Of the 11 instruments on board each of the satellites, five comprise the Wave Experiment Consortium (WEC), which is used for measuring electrical and magnetic fields. All sensors have to be working together for the measurements to give a consistent view. On 5 March, the WEC instrument package on board the third Cluster satellite, known as Samba, was switched off as a reaction to an on-board monitor alarm and failed to switch on again.

Cutaway of Cluster spacecraft main equipment platform, showing the STAFF (1), EFW (2), DWP (3), WHISPER (4) and WBD (5) instruments – all of which comprise the WEC (WAVE Experiment Consortium) package. ( © ESA)

Standard recovery procedures were carried out by controllers at ESOC (ESA’s European Space Operations Centre in Darmstadt, Germany), but all to no avail, and the instruments also proved unresponsive. Heiner Sondermann, Airbus Defence and Space’s Cluster electrical system engineer, says: “With neither a response from the instrument nor any information on the instrument’s power consumption, suspicions led to either an instrument malfunction or an electrical short circuit.” A permanent failure of the instrument would have been a significant decrease of the science return and virtually be the end of the Cluster mission.

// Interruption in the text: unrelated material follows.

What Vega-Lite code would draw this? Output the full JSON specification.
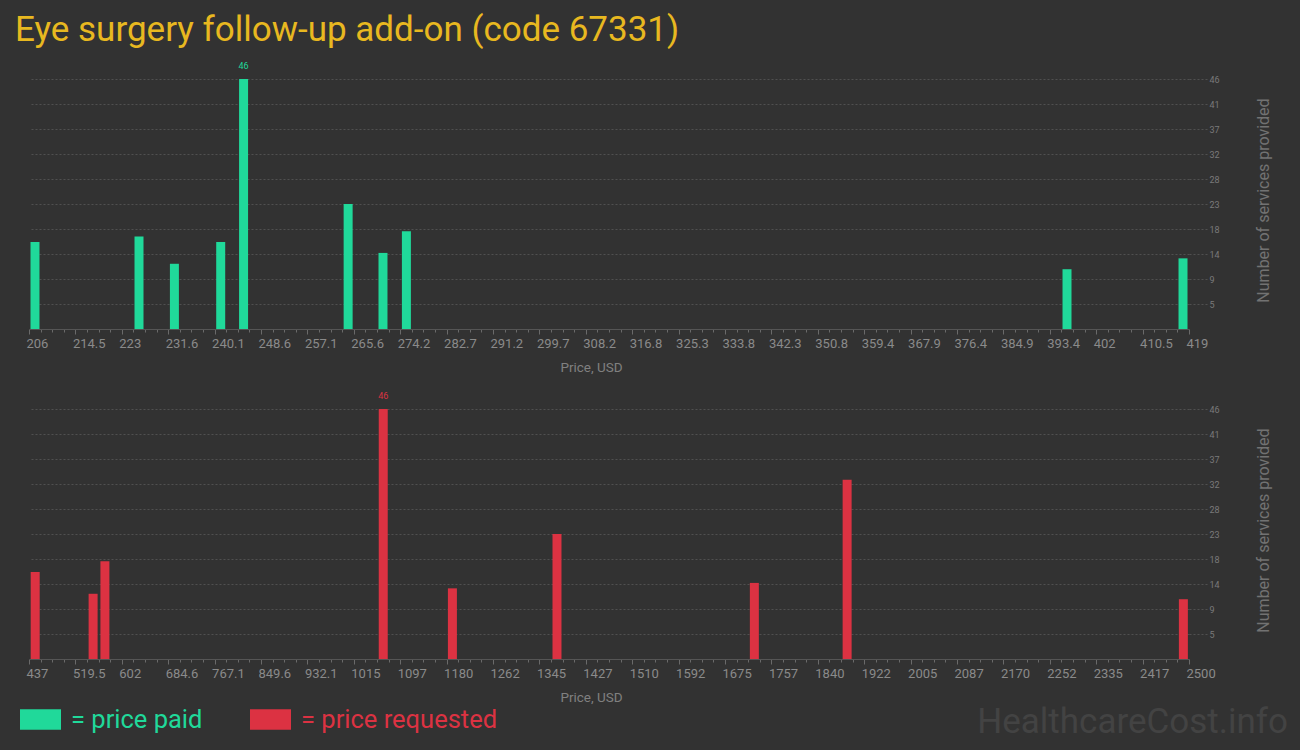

ESOC also commanded the redundant power supply, but the Latching Current Limiter (LCL) within the Power Distribution Unit (PDU) tripped off immediately. This is a precaution designed to protect the satellite main bus against short circuits from the instrument.

Engineers working in Cluster's dedicated control room at ESOC.  (© ESA/J. Mai)Over the next several weeks, ESA’s Cluster control team at ESOC worked closely together with Airbus Defence and Space's specialists, the WEC scientists and manufacturer, and other ESA teams. Airbus Defence and Space systems engineer Gunther Lautenschläger proposed that ESOC make use of a dormant on-board software module to measure the WEC instrument inrush current. This software was last used after launch 10 years ago to monitor the proper deployment of the antenna and instrument booms!

This current profile, obtained via telemetry, ruled out a short circuit on the instrument side, leading to the assumption that the five power switches inside the WEC instrument package must be locked in the ‘closed’ position and hence the inrush current of a simultaneous switch on of five instruments exceeded the LCL’s nominal trip-off current.

The only chance was to switch on the WEC instrument package by simultaneously switching nominal and redundant satellite power supply; excluded by the design of the PDU as well by the On-Board Computer Bus protocol. After exploring several potential solutions, which had to be discarded, the ESA and Airbus Defence and Space specialists found a ‘back door’.

Airbus Defence and Space expert Gunther explains: “The idea was born from reading an operational constraint in the PDU user manual and trying to split one command into two half commands by switching on both the main and redundant LCLs simultaneously – something which never normally happens! Based on this idea, the two of us came up with a potential recovery procedure, which ultimately proved successful.”

   Gunther Lautenschläger, Airbus Defence and Space's Cluster project manager, in the ESOC control room in Darmstadt during the launch campaign in 2000 As reported by ESA: finally, on 1 June, in a very tense mission control room, a series of commands was radioed up. To immense relief, these flipped the power switches to ‘on’ and the recalcitrant WEC came back to life. Cluster has since returned to normal operation and measures are being taken to prevent this failure from happening again.

“When everything goes as planned, flying a mission can be routine,” said ESA’s Manfred Warhaut, Head of Mission Operations. “But when unexpected trouble occurs, and there’s nothing in the manuals, you really want to have an experienced and talented team on hand to solve the problem.”

Heiner concludes: “When you know what you are doing, you can sometimes take the risk of going ‘off road’ – luckily it paid off!”